----- Input rows
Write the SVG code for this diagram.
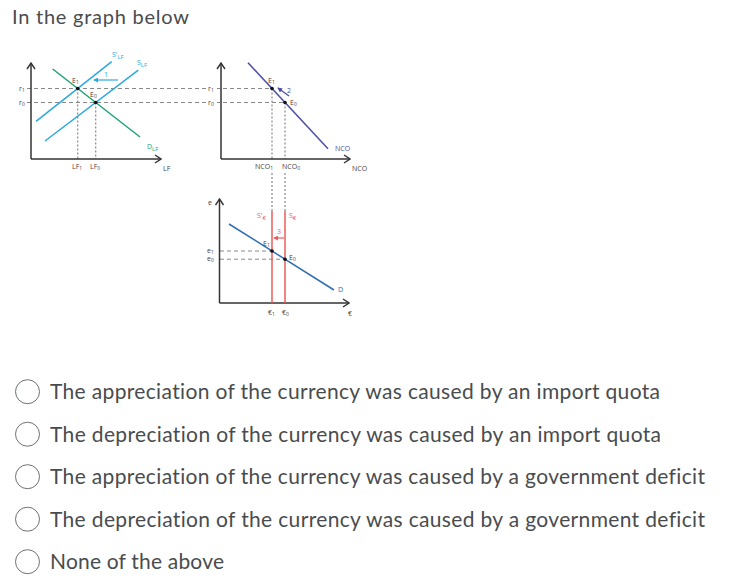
<svg xmlns="http://www.w3.org/2000/svg" width="751" height="583" viewBox="0 0 751 583">
<defs>
<marker id="ax" viewBox="0 0 8 10" refX="7" refY="5" markerWidth="8" markerHeight="10" markerUnits="userSpaceOnUse" orient="auto"><path d="M1,1 L7,5 L1,9" fill="none" stroke="#333" stroke-width="1.4"/></marker>
<marker id="hc" viewBox="0 0 6 6" refX="5" refY="3" markerWidth="5" markerHeight="5" markerUnits="userSpaceOnUse" orient="auto"><path d="M0,0 L6,3 L0,6z" fill="#29a9e1"/></marker>
<marker id="hv" viewBox="0 0 6 6" refX="5" refY="3" markerWidth="5" markerHeight="5" markerUnits="userSpaceOnUse" orient="auto"><path d="M0,0 L6,3 L0,6z" fill="#4b4fa6"/></marker>
<marker id="hr" viewBox="0 0 6 6" refX="5" refY="3" markerWidth="5" markerHeight="5" markerUnits="userSpaceOnUse" orient="auto"><path d="M0,0 L6,3 L0,6z" fill="#ef5b5b"/></marker>
</defs>
<style>
.q{font-family:Lato,"Open Sans",sans-serif;fill:#494c4e;font-variant-ligatures:none}
.t{font-family:Lato,"Open Sans",sans-serif;font-size:21px;fill:#494c4e;font-variant-ligatures:none}
.lb{font-family:"Open Sans","Liberation Sans",sans-serif;font-size:7px;fill:#444}
.ax{stroke:#333;stroke-width:1.5;fill:none}
.dash{stroke:#888;stroke-width:1;stroke-dasharray:4,3;fill:none}
.dot{stroke:#888;stroke-width:1.2;stroke-dasharray:2,2;fill:none}
.rb{fill:#fff;stroke:#6d7175;stroke-width:1}
.pt{fill:#111}
</style>
<rect width="751" height="583" fill="#fff"/>
<text class="q" x="12" y="24" font-size="20" textLength="177" lengthAdjust="spacing">In the graph below</text>

<g id="guides">
<line class="dash" x1="27" y1="88.5" x2="272" y2="88.5"/>
<line class="dash" x1="27" y1="102.5" x2="285" y2="102.5"/>
<line class="dot" x1="77.7" y1="88.5" x2="77.7" y2="159"/>
<line class="dot" x1="95.7" y1="102.5" x2="95.7" y2="159"/>
<line class="dot" x1="272" y1="88.5" x2="272" y2="159"/>
<line class="dot" x1="285" y1="102.5" x2="285" y2="159"/>
<line class="dot" x1="272" y1="173" x2="272" y2="211"/>
<line class="dot" x1="285" y1="173" x2="285" y2="211"/>
<line class="dash" x1="220" y1="251" x2="272" y2="251"/>
<line class="dash" x1="220" y1="259.2" x2="285" y2="259.2"/>
<rect x="207" y="84" width="10" height="9" fill="#fff"/>
<rect x="207" y="98" width="10" height="9" fill="#fff"/>
</g>

<g id="panel-lf">
<path class="ax" d="M31,159 L31,63" marker-end="url(#ax)"/>
<path class="ax" d="M31,159 L161,159" marker-end="url(#ax)"/>
<text class="lb" x="19" y="91">r<tspan font-size="5" dy="1">1</tspan></text>
<text class="lb" x="19" y="105">r<tspan font-size="5" dy="1">0</tspan></text>
<text class="lb" x="163" y="171" font-size="8">LF</text>
<text class="lb" x="72" y="169">LF<tspan font-size="5" dy="1">1</tspan></text>
<text class="lb" x="90" y="169">LF<tspan font-size="5" dy="1">0</tspan></text>
</g>
<g id="curve-dlf">
<line x1="52.7" y1="69" x2="140" y2="137" stroke="#1fa374" stroke-width="1.5"/>
<text class="lb" x="147" y="149" font-size="8" style="fill:#1fa374">D<tspan font-size="6" dy="1.5">LF</tspan></text>
</g>
<g id="curve-slf1">
<line x1="36" y1="121.4" x2="111.7" y2="61.6" stroke="#29a9e1" stroke-width="1.5"/>
<text class="lb" x="112" y="57" font-size="8" style="fill:#29a9e1">S'<tspan font-size="6" dy="1.5">LF</tspan></text>
</g>
<g id="curve-slf0">
<line x1="45" y1="141" x2="138.3" y2="70.1" stroke="#29a9e1" stroke-width="1.5"/>
<text class="lb" x="137" y="65" font-size="8" style="fill:#29a9e1">S<tspan font-size="6" dy="1.5">LF</tspan></text>
</g>
<g id="pts-lf">
<circle class="pt" cx="77.7" cy="88.5" r="1.8"/>
<circle class="pt" cx="95.7" cy="102.5" r="1.8"/>
<text class="lb" x="72" y="83">E<tspan font-size="5" dy="1">1</tspan></text>
<text class="lb" x="90" y="97">E<tspan font-size="5" dy="1">0</tspan></text>
</g>

<g id="panel-nco">
<path class="ax" d="M221,159 L221,63" marker-end="url(#ax)"/>
<path class="ax" d="M221,159 L350,159" marker-end="url(#ax)"/>
<text class="lb" x="208" y="91">r<tspan font-size="5" dy="1">1</tspan></text>
<text class="lb" x="208" y="105">r<tspan font-size="5" dy="1">0</tspan></text>
<text class="lb" x="352" y="171" font-size="8">NCO</text>
<text class="lb" x="255" y="169">NCO<tspan font-size="5" dy="1">1</tspan></text>
<text class="lb" x="282" y="169">NCO<tspan font-size="5" dy="1">0</tspan></text>
</g>
<g id="curve-nco">
<line x1="248" y1="62.7" x2="328" y2="148.8" stroke="#4b4fa6" stroke-width="1.5"/>
<text class="lb" x="335" y="151" font-size="8" style="fill:#4b4fa6">NCO</text>
</g>
<g id="pts-nco">
<circle class="pt" cx="272" cy="88.5" r="1.8"/>
<circle class="pt" cx="285" cy="102.5" r="1.8"/>
<text class="lb" x="268" y="83">E<tspan font-size="5" dy="1">1</tspan></text>
<text class="lb" x="290" y="105">E<tspan font-size="5" dy="1">0</tspan></text>
</g>

<g id="panel-euro">
<path class="ax" d="M219.5,303 L219.5,199" marker-end="url(#ax)"/>
<path class="ax" d="M219.5,303 L349,303" marker-end="url(#ax)"/>
<text class="lb" x="208" y="205" font-size="8">e</text>
<text class="lb" x="207" y="253">e<tspan font-size="5" dy="1">1</tspan></text>
<text class="lb" x="207" y="261">e<tspan font-size="5" dy="1">0</tspan></text>
<text class="lb" x="348" y="316" font-size="8">€</text>
<text class="lb" x="268" y="315">€<tspan font-size="5" dy="1">1</tspan></text>
<text class="lb" x="282" y="315">€<tspan font-size="5" dy="1">0</tspan></text>
</g>
<g id="curve-seur1">
<line x1="272" y1="211" x2="272" y2="303" stroke="#ef5b5b" stroke-width="1.5"/>
<text class="lb" x="257" y="218" font-size="8" style="fill:#ef5b5b">S'<tspan font-size="6" dy="1.5">€</tspan></text>
</g>
<g id="curve-seur0">
<line x1="285" y1="211" x2="285" y2="303" stroke="#ef5b5b" stroke-width="1.5"/>
<text class="lb" x="289" y="218" font-size="8" style="fill:#ef5b5b">S<tspan font-size="6" dy="1.5">€</tspan></text>
</g>
<g id="curve-d">
<line x1="229" y1="224" x2="334" y2="290" stroke="#2f6db3" stroke-width="1.5"/>
<text class="lb" x="338" y="292" font-size="8" style="fill:#2f6db3">D</text>
</g>
<g id="pts-euro">
<circle class="pt" cx="272" cy="251" r="1.8"/>
<circle class="pt" cx="285" cy="259.2" r="1.8"/>
<text class="lb" x="263" y="246">E<tspan font-size="5" dy="1">1</tspan></text>
<text class="lb" x="289" y="260">E<tspan font-size="5" dy="1">0</tspan></text>
</g>

<g id="connectors">
<line x1="118" y1="80" x2="94" y2="80" stroke="#29a9e1" stroke-width="1.2" marker-end="url(#hc)"/>
<text class="lb" x="104" y="77" style="fill:#29a9e1">1</text>
<line x1="289" y1="96" x2="278" y2="88" stroke="#4b4fa6" stroke-width="1.2" marker-end="url(#hv)"/>
<text class="lb" x="287" y="93" style="fill:#4b4fa6">2</text>
<line x1="284" y1="238" x2="274" y2="238" stroke="#ef5b5b" stroke-width="1.2" marker-end="url(#hr)"/>
<text class="lb" x="277" y="234" style="fill:#ef5b5b">3</text>
</g>

<g id="options">
<circle class="rb" cx="27.5" cy="391.7" r="12"/>
<text class="t" x="50" y="399" textLength="610" lengthAdjust="spacing">The appreciation of the currency was caused by an import quota</text>
<circle class="rb" cx="27.5" cy="434.2" r="12"/>
<text class="t" x="50" y="441.5" textLength="611" lengthAdjust="spacing">The depreciation of the currency was caused by an import quota</text>
<circle class="rb" cx="27.5" cy="476.7" r="12"/>
<text class="t" x="50" y="484" textLength="655" lengthAdjust="spacing">The appreciation of the currency was caused by a government deficit</text>
<circle class="rb" cx="27.5" cy="519.2" r="12"/>
<text class="t" x="50" y="526.5" textLength="655" lengthAdjust="spacing">The depreciation of the currency was caused by a government deficit</text>
<circle class="rb" cx="27.5" cy="561.7" r="12"/>
<text class="t" x="50" y="569" textLength="174" lengthAdjust="spacing">None of the above</text>
</g>
</svg>
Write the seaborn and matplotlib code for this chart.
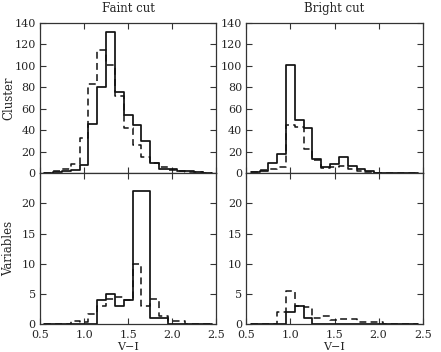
import numpy as np
import pandas as pd
import matplotlib
matplotlib.use("Agg")
import matplotlib.pyplot as plt
import seaborn as sns

# ---- data (bin centres of V-I, width 0.1) ----
centers = [0.6, 0.7, 0.8, 0.9, 1.0, 1.1, 1.2, 1.3, 1.4, 1.5,
           1.6, 1.7, 1.8, 1.9, 2.0, 2.1, 2.2, 2.3, 2.4]

faint_cluster_solid = [0, 1, 2, 3, 8, 46, 80, 131, 76, 54,
                       45, 30, 10, 4, 4, 2, 2, 1, 0]
faint_cluster_dashed = [0, 2, 4.5, 9, 33, 83, 115, 101, 72, 42,
                        26, 15, 10, 6, 3, 2, 1, 1, 0]
bright_cluster_solid = [1, 2, 10, 18, 101, 50, 42, 13, 6, 9,
                        15, 7, 4, 2.5, 0, 0, 0, 0, 0]
bright_cluster_dashed = [1, 3, 4, 6, 45, 43, 23, 12, 5, 6,
                         7, 4, 2, 1.5, 0.6, 0, 0, 0, 0]

faint_var_solid = [0, 0, 0, 0, 0, 0, 4, 5, 3, 4,
                   22, 22, 1, 1, 0, 0, 0, 0, 0]
faint_var_dashed = [0, 0, 0, 0.5, 0.3, 1.7, 3.0, 4.2, 4.4, 4.0,
                    10.0, 3.0, 4.2, 1.3, 0.5, 0.5, 0, 0, 0]
bright_var_solid = [0, 0, 0, 0, 2, 3, 1, 0, 0, 0,
                    0, 0, 0, 0, 0, 0, 0, 0, 0]
bright_var_dashed = [0, 0, 0, 2.0, 5.4, 3.0, 2.8, 1.0, 1.3, 0.6,
                     0.8, 0.8, 0.3, 0.4, 0.3, 0, 0, 0, 0]

col_titles = ["Faint cut", "Bright cut"]
row_labels = ["Cluster", "Variables"]
x_ticks = [0.5, 1.0, 1.5, 2.0, 2.5]
x_ticklabels = ["0.5", "1.0", "1.5", "2.0", "2.5"]
top_yticks = [0, 20, 40, 60, 80, 100, 120, 140]
bot_yticks = [0, 5, 10, 15, 20]

# ---- style ----
sns.set_theme(style="ticks")
plt.rcParams["font.family"] = ["DejaVu Serif"]
plt.rcParams["font.size"] = 8.5

ax_bottom_px = 324.0
ax_top_px = 22.7
panel_h = (ax_bottom_px - ax_top_px) / 2

fig = plt.figure(figsize=(4.41, 3.52), dpi=100)
fig.subplots_adjust(left=40/441, right=422.7/441, top=1-ax_top_px/352,
                    bottom=1-ax_bottom_px/352, hspace=0, wspace=30/176)
axes = fig.subplots(2, 2)

edges = [round(0.55 + 0.1 * k, 3) for k in range(len(centers) + 1)]
line_col = "#111111"

panels = [
    (axes[0, 0], faint_cluster_solid, faint_cluster_dashed),
    (axes[0, 1], bright_cluster_solid, bright_cluster_dashed),
    (axes[1, 0], faint_var_solid, faint_var_dashed),
    (axes[1, 1], bright_var_solid, bright_var_dashed),
]

for ax, solid, dashed in panels:
    df = pd.DataFrame({"VI": centers, "solid": solid, "dashed": dashed})
    sns.histplot(data=df, x="VI", weights="dashed", bins=edges,
                 element="step", fill=False, ax=ax, color=line_col,
                 linewidth=1.1, linestyle=(0, (4.5, 2.8)))
    sns.histplot(data=df, x="VI", weights="solid", bins=edges,
                 element="step", fill=False, ax=ax, color=line_col,
                 linewidth=1.25)
    ax.set_xlim(0.5, 2.5)
    ax.set_xticks(x_ticks)
    ax.tick_params(direction="in", top=True, right=True, length=4,
                   width=0.8, color="#333333")
    ax.tick_params(axis="x", pad=4, labelsize=8)
    ax.tick_params(axis="y", pad=3, labelsize=8)
    for s in ax.spines.values():
        s.set_linewidth(0.9)
        s.set_color("#333333")
    ax.set_xlabel("")
    ax.set_ylabel("")

for j in range(2):
    ax = axes[0, j]
    ax.set_ylim(0, 140)
    ax.set_yticks(top_yticks)
    ax.tick_params(labelbottom=False)
    ax.set_title(col_titles[j], fontsize=8.5, pad=8)
    ax = axes[1, j]
    ax.set_ylim(0, 25)
    ax.set_yticks(bot_yticks)
    ax.set_xticklabels(x_ticklabels)
    ax.set_xlabel("V\u2212I", fontsize=8)
    ax.xaxis.set_label_coords(0.5, -(351.8 - ax_bottom_px) / panel_h)
    ax.xaxis.label.set_va("bottom")

for i in range(2):
    ax = axes[i, 0]
    ax.set_ylabel(row_labels[i], fontsize=8.5)
    ax.yaxis.set_label_coords(-0.14, 0.5)

fig.savefig("out.png", dpi=100)
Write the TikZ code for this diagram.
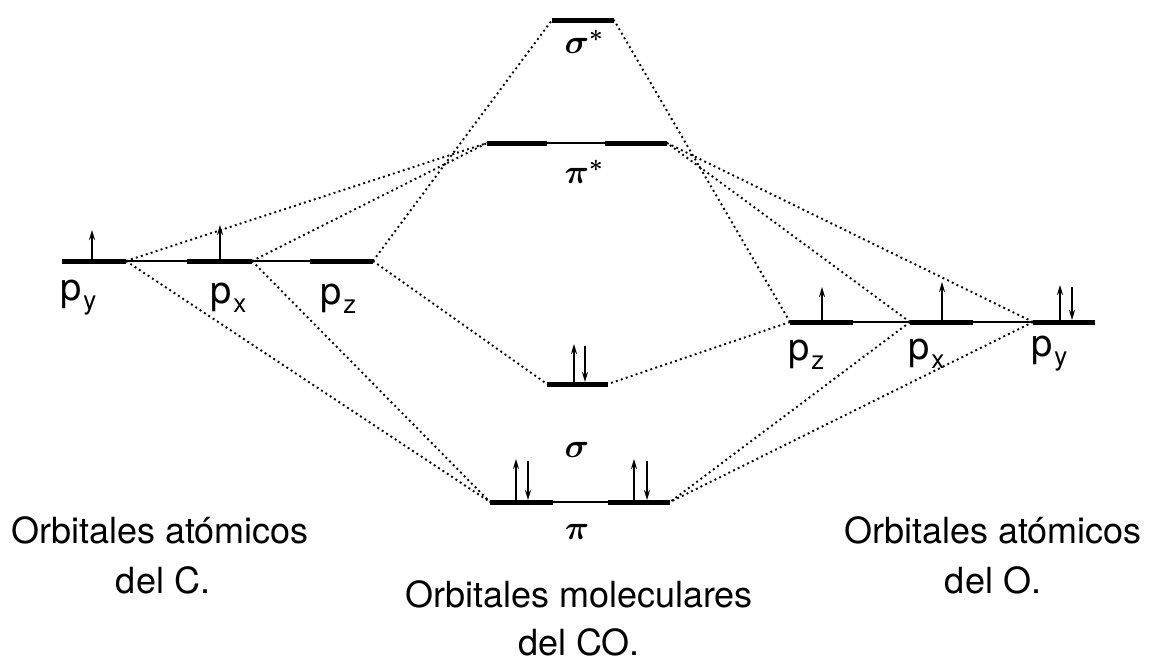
----------
◆ **Given problem**:
Which lines include the word "Write"? List them all.

◆ **Task solution**:
Write the SVG code for this diagram.
Write the seaborn and matplotlib code for this chart.
Write the TikZ code for this diagram.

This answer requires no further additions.